(SUPPLIED MATERIAL)
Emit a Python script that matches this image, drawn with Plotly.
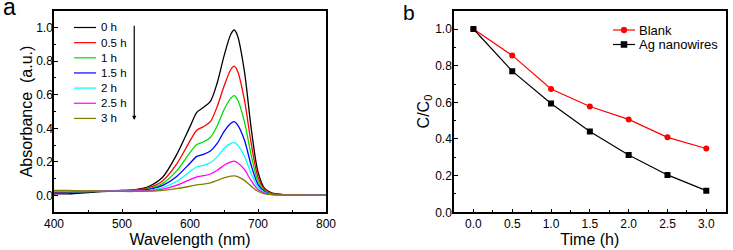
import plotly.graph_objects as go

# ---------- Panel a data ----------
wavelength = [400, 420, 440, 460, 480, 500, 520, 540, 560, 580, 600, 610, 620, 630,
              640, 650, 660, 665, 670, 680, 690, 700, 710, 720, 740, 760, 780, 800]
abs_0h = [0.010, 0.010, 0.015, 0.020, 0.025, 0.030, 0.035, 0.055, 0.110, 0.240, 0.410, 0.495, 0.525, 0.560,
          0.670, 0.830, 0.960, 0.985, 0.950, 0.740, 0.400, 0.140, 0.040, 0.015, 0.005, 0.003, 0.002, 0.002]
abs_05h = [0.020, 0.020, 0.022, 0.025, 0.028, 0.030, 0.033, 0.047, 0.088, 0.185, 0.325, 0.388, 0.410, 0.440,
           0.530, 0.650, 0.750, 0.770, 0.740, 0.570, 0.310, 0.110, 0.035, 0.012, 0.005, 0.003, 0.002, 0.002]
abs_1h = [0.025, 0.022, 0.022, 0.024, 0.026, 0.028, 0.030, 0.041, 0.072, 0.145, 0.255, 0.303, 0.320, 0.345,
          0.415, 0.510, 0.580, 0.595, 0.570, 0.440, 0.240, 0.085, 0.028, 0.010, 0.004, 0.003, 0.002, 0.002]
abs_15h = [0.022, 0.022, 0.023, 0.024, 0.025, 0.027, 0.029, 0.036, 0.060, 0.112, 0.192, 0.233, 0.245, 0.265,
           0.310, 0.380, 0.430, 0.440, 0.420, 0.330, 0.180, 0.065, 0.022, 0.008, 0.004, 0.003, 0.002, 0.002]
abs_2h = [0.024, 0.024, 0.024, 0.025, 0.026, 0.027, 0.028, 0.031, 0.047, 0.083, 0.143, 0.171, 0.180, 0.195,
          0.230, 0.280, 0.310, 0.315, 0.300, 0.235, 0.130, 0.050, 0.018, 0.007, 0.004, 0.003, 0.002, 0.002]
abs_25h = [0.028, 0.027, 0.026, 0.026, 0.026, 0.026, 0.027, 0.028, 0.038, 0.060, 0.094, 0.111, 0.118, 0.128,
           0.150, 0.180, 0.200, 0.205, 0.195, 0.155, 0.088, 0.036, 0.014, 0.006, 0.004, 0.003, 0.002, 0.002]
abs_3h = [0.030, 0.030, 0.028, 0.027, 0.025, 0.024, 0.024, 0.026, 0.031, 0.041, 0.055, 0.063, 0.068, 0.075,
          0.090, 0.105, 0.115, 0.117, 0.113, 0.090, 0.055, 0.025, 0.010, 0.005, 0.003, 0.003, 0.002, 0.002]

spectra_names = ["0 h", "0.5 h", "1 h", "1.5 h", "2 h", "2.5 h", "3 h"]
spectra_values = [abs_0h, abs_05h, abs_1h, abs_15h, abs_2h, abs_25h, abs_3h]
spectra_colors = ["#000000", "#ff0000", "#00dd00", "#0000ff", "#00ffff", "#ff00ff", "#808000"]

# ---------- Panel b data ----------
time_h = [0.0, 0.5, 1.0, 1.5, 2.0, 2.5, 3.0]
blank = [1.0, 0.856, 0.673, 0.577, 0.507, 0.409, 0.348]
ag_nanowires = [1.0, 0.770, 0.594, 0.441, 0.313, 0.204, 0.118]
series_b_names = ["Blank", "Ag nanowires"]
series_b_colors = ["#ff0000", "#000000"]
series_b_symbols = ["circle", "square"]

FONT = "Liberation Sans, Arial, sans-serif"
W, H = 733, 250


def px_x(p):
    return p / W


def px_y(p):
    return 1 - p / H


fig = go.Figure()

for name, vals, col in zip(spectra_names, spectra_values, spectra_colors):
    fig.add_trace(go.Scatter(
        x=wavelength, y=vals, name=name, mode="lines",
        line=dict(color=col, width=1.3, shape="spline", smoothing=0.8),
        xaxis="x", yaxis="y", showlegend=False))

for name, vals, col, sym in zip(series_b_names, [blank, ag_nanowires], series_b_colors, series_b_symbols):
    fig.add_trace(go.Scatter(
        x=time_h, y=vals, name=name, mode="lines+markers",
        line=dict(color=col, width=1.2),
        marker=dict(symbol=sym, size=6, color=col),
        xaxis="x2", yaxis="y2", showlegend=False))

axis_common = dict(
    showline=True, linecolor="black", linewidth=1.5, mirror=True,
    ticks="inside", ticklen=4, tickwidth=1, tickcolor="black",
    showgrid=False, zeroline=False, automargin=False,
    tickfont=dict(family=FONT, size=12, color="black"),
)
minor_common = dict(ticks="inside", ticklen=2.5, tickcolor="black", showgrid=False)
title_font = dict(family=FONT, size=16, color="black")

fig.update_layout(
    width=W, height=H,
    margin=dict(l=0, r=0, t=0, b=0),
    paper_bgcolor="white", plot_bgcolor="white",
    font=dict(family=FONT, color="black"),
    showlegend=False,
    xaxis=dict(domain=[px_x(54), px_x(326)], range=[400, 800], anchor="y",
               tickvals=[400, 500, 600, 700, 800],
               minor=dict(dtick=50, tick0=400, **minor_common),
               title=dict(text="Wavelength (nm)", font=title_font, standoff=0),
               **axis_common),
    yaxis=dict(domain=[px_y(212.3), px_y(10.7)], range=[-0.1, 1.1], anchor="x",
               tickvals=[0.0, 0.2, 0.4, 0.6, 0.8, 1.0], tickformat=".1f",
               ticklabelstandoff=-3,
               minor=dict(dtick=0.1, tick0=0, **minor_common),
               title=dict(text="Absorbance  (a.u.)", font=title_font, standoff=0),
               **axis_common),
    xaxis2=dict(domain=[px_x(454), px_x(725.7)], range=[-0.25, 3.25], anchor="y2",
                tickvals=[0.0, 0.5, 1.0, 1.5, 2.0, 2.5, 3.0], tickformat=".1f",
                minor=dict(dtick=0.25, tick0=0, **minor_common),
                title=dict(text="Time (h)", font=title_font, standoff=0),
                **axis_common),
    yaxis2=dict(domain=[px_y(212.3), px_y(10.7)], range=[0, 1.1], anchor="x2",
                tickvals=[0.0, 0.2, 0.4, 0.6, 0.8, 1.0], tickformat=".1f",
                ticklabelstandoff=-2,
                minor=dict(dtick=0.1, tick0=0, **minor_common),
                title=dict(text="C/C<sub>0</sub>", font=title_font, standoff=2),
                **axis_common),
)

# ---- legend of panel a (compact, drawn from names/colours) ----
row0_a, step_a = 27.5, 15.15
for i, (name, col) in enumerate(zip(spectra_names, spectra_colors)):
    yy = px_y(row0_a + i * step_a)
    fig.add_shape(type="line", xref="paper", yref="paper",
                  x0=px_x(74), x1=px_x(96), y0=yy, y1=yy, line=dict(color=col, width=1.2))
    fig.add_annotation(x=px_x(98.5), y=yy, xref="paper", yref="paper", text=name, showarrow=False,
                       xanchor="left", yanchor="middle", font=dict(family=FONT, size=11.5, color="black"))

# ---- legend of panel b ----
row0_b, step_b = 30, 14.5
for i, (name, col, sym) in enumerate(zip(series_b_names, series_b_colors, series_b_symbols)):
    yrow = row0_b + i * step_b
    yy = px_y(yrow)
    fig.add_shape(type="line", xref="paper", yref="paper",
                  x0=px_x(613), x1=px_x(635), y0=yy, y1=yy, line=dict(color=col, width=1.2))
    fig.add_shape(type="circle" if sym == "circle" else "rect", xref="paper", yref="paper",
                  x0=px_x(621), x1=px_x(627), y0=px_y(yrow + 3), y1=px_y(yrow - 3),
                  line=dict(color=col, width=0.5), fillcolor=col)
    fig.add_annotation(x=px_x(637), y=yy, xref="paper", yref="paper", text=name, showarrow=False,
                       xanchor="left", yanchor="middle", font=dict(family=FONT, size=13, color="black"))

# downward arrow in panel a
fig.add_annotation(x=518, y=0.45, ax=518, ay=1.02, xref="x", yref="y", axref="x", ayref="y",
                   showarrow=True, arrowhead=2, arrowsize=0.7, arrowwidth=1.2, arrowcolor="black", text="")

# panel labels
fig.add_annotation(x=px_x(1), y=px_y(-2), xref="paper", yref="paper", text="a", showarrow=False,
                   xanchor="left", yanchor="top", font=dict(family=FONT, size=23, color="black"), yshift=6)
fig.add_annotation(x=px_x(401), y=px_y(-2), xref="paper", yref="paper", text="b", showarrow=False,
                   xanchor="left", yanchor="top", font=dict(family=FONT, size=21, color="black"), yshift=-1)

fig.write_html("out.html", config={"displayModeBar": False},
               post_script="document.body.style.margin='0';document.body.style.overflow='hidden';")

(WRITTEN TASK) Quote, please, every line of the material above from its start through the line that has "import plotly.graph_objects as go", reproducing the words exactly and dropping any images.

(SOLUTION TO THIS TASK)
Emit a Python script that matches this image, drawn with Plotly.
import plotly.graph_objects as go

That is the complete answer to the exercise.